**Given request**
Find the word "this" in the records below. List each line containing it.

**Exercise data**

==================================================

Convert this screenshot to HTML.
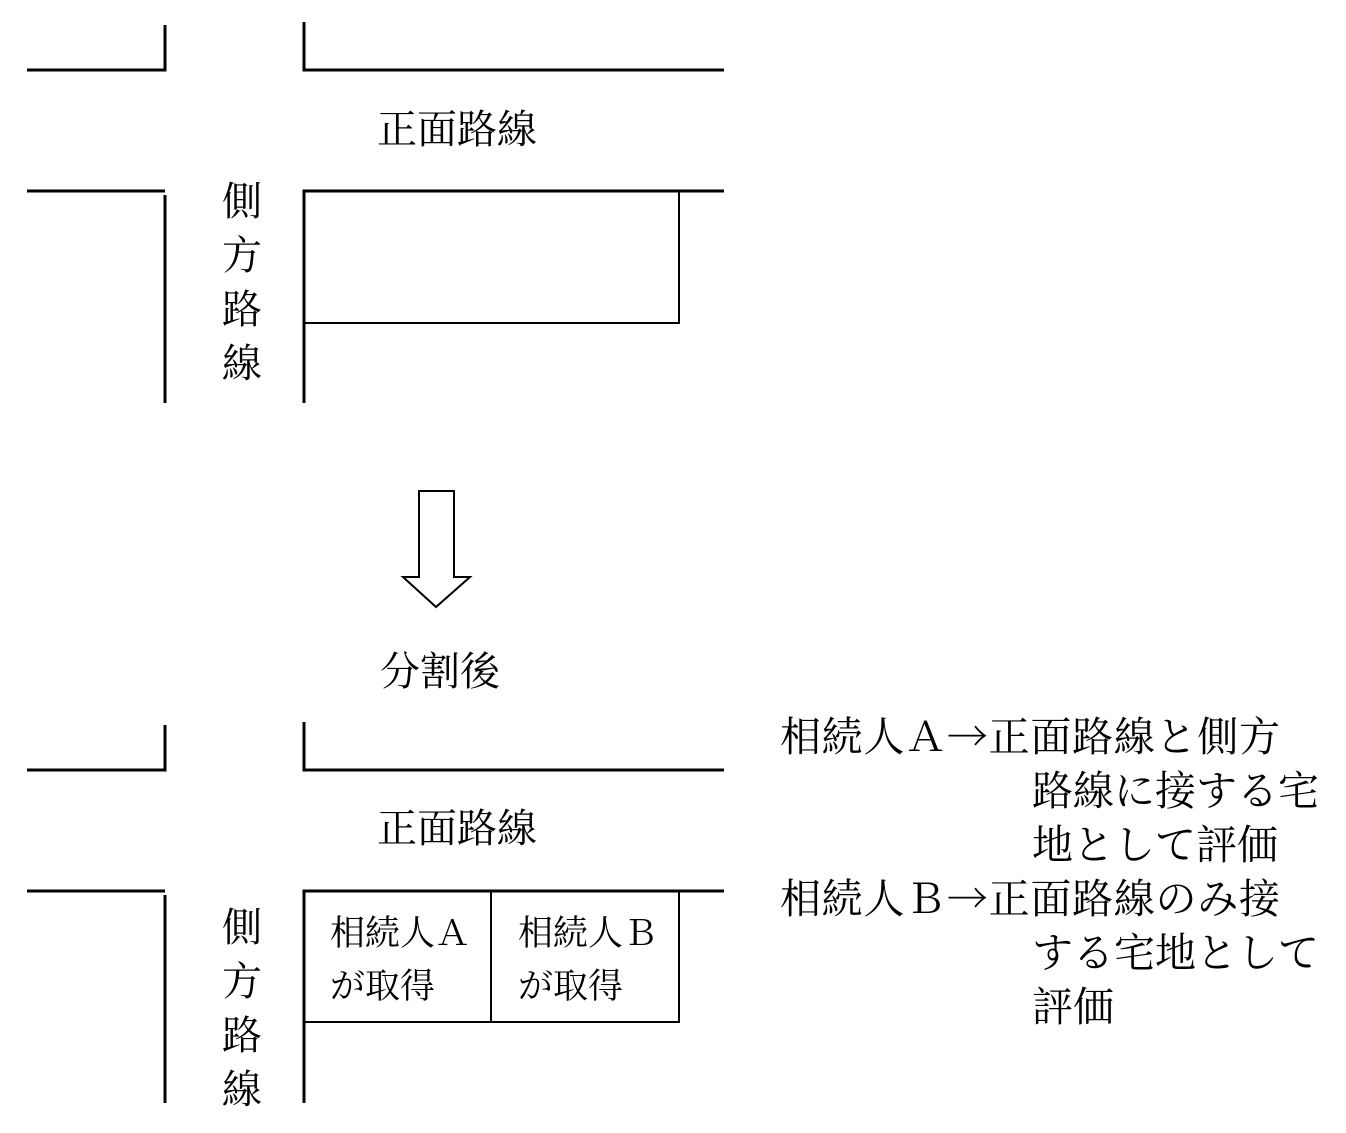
<!DOCTYPE html>
<html><head><meta charset="utf-8"><style>
html,body{margin:0;padding:0;background:#fff;}
svg text{font-family:"Liberation Serif","Noto Serif CJK SC","Noto Serif CJK JP",serif;fill:#000;}
.ar{font-family:"Noto Serif CJK JP","Noto Serif CJK SC",serif;}
</style></head><body>
<svg width="1346" height="1128" viewBox="0 0 1346 1128" xmlns="http://www.w3.org/2000/svg">
<g stroke="#000" stroke-width="3" fill="none">
<polyline points="27,70 165,70 165,25"/>
<polyline points="304,22 304,70 724,70"/>
<line x1="27" y1="191" x2="165" y2="191"/>
<line x1="165" y1="195" x2="165" y2="403"/>
<polyline points="304,403 304,191 724,191"/>
<polyline points="27,770 165,770 165,725"/>
<polyline points="304,722 304,770 724,770"/>
<line x1="27" y1="891" x2="165" y2="891"/>
<line x1="165" y1="895" x2="165" y2="1103"/>
<polyline points="304,1103 304,891 724,891"/>
</g>
<g stroke="#000" stroke-width="2" fill="none">
<polyline points="304,323 679,323 679,191"/>
<polyline points="304,1022 679,1022 679,891"/>
<line x1="491" y1="891" x2="491" y2="1022"/>
<polygon points="419,491 454,491 454,577 470,577 436,607 403,577 419,577"/>
</g>
<g font-size="40">
<text x="377" y="143">正面路線</text>
<text x="222" y="215">側</text>
<text x="222" y="269">方</text>
<text x="222" y="323">路</text>
<text x="222" y="377">線</text>
<text x="380" y="685">分割後</text>
<text x="377" y="842">正面路線</text>
<text x="222" y="941">側</text>
<text x="222" y="995">方</text>
<text x="222" y="1049">路</text>
<text x="222" y="1103">線</text>
</g>
<g font-size="35">
<text x="330" y="945">相続人Ａ</text>
<text x="330" y="998">が取得</text>
<text x="518" y="945">相続人Ｂ</text>
<text x="518" y="998">が取得</text>
</g>
<g font-size="41">
<text x="780" y="751" textLength="500">相続人Ａ<tspan class="ar">→</tspan>正面路線と側方</text>
<text x="1032" y="805">路線に接する宅</text>
<text x="1032" y="859">地として評価</text>
<text x="780" y="913" textLength="500">相続人Ｂ<tspan class="ar">→</tspan>正面路線のみ接</text>
<text x="1032" y="967">する宅地として</text>
<text x="1032" y="1021">評価</text>
</g>
</svg>
</body></html>
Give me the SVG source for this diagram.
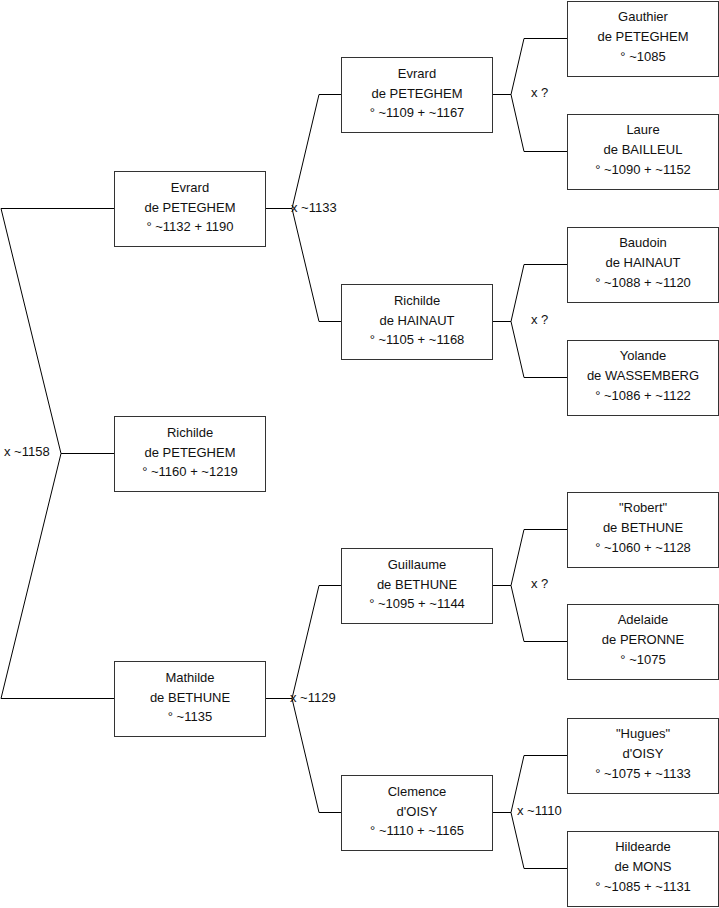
<svg xmlns="http://www.w3.org/2000/svg" width="719" height="908" viewBox="0 0 719 908">
<style>
.box{fill:#fff;stroke:#333;stroke-width:1}
.t{font-family:"Liberation Sans",Arial,sans-serif;font-size:13px;fill:#111;text-anchor:middle}
.l{font-family:"Liberation Sans",Arial,sans-serif;font-size:13px;fill:#111}
.c{fill:none;stroke:#000;stroke-width:1}
</style>
<rect width="719" height="908" fill="#fff"/>
<g id="connectors">
<polyline class="c" points="114,208.5 1,208.5 61,453.5 1,698.5 114,698.5"/>
<line class="c" x1="61" y1="453.5" x2="114" y2="453.5"/>
<polyline class="c" points="265,208.5 292,208.5"/>
<polyline class="c" points="341,94.5 319,94.5 292,208.5 319,321.5 341,321.5"/>
<polyline class="c" points="265,698.5 292,698.5"/>
<polyline class="c" points="341,585.5 319,585.5 292,698.5 319,812.5 341,812.5"/>
<polyline class="c" points="492,94.5 511,94.5"/>
<polyline class="c" points="567,38.5 524,38.5 511,94.5 524,151.5 567,151.5"/>
<polyline class="c" points="492,321.5 511,321.5"/>
<polyline class="c" points="567,264.5 524,264.5 511,321.5 524,377.5 567,377.5"/>
<polyline class="c" points="492,585.5 511,585.5"/>
<polyline class="c" points="567,529.5 524,529.5 511,585.5 524,641.5 567,641.5"/>
<polyline class="c" points="492,812.5 511,812.5"/>
<polyline class="c" points="567,755.5 524,755.5 511,812.5 524,868.5 567,868.5"/>
<text class="l" x="4" y="456">x ~1158</text>
<text class="l" x="291" y="212">x ~1133</text>
<text class="l" x="290" y="702">x ~1129</text>
<text class="l" x="531" y="97">x ?</text>
<text class="l" x="531" y="324">x ?</text>
<text class="l" x="531" y="588">x ?</text>
<text class="l" x="517" y="815">x ~1110</text>
</g>
<g id="n-evrard1">
<rect class="box" x="114.5" y="171.5" width="151" height="75"/>
<text class="t" x="190" y="191.5">Evrard</text><text class="t" x="190" y="211.5">de PETEGHEM</text><text class="t" x="190" y="230.5">° ~1132 + 1190</text>
</g>
<g id="n-richilde1">
<rect class="box" x="114.5" y="416.5" width="151" height="75"/>
<text class="t" x="190" y="436.5">Richilde</text><text class="t" x="190" y="456.5">de PETEGHEM</text><text class="t" x="190" y="475.5">° ~1160 + ~1219</text>
</g>
<g id="n-mathilde">
<rect class="box" x="114.5" y="661.5" width="151" height="75"/>
<text class="t" x="190" y="681.5">Mathilde</text><text class="t" x="190" y="701.5">de BETHUNE</text><text class="t" x="190" y="720.5">° ~1135</text>
</g>
<g id="n-evrard2">
<rect class="box" x="341.5" y="57.5" width="151" height="75"/>
<text class="t" x="417" y="77.5">Evrard</text><text class="t" x="417" y="97.5">de PETEGHEM</text><text class="t" x="417" y="116.5">° ~1109 + ~1167</text>
</g>
<g id="n-richilde2">
<rect class="box" x="341.5" y="284.5" width="151" height="75"/>
<text class="t" x="417" y="304.5">Richilde</text><text class="t" x="417" y="324.5">de HAINAUT</text><text class="t" x="417" y="343.5">° ~1105 + ~1168</text>
</g>
<g id="n-guillaume">
<rect class="box" x="341.5" y="548.5" width="151" height="75"/>
<text class="t" x="417" y="568.5">Guillaume</text><text class="t" x="417" y="588.5">de BETHUNE</text><text class="t" x="417" y="607.5">° ~1095 + ~1144</text>
</g>
<g id="n-clemence">
<rect class="box" x="341.5" y="775.5" width="151" height="75"/>
<text class="t" x="417" y="795.5">Clemence</text><text class="t" x="417" y="815.5">d'OISY</text><text class="t" x="417" y="834.5">° ~1110 + ~1165</text>
</g>
<g id="n-gauthier">
<rect class="box" x="567.5" y="1.5" width="151" height="75"/>
<text class="t" x="643" y="21">Gauthier</text><text class="t" x="643" y="41">de PETEGHEM</text><text class="t" x="643" y="60.5">° ~1085</text>
</g>
<g id="n-laure">
<rect class="box" x="567.5" y="114.5" width="151" height="75"/>
<text class="t" x="643" y="134">Laure</text><text class="t" x="643" y="154">de BAILLEUL</text><text class="t" x="643" y="173.5">° ~1090 + ~1152</text>
</g>
<g id="n-baudoin">
<rect class="box" x="567.5" y="227.5" width="151" height="75"/>
<text class="t" x="643" y="247">Baudoin</text><text class="t" x="643" y="267">de HAINAUT</text><text class="t" x="643" y="286.5">° ~1088 + ~1120</text>
</g>
<g id="n-yolande">
<rect class="box" x="567.5" y="340.5" width="151" height="75"/>
<text class="t" x="643" y="360">Yolande</text><text class="t" x="643" y="380">de WASSEMBERG</text><text class="t" x="643" y="399.5">° ~1086 + ~1122</text>
</g>
<g id="n-robert">
<rect class="box" x="567.5" y="492.5" width="151" height="75"/>
<text class="t" x="643" y="512">"Robert"</text><text class="t" x="643" y="532">de BETHUNE</text><text class="t" x="643" y="551.5">° ~1060 + ~1128</text>
</g>
<g id="n-adelaide">
<rect class="box" x="567.5" y="604.5" width="151" height="75"/>
<text class="t" x="643" y="624">Adelaide</text><text class="t" x="643" y="644">de PERONNE</text><text class="t" x="643" y="663.5">° ~1075</text>
</g>
<g id="n-hugues">
<rect class="box" x="567.5" y="718.5" width="151" height="75"/>
<text class="t" x="643" y="738">"Hugues"</text><text class="t" x="643" y="758">d'OISY</text><text class="t" x="643" y="777.5">° ~1075 + ~1133</text>
</g>
<g id="n-hildearde">
<rect class="box" x="567.5" y="831.5" width="151" height="75"/>
<text class="t" x="643" y="851">Hildearde</text><text class="t" x="643" y="871">de MONS</text><text class="t" x="643" y="890.5">° ~1085 + ~1131</text>
</g>
</svg>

==================================================

**Result of the task**
Convert this screenshot to HTML.
Give me the SVG source for this diagram.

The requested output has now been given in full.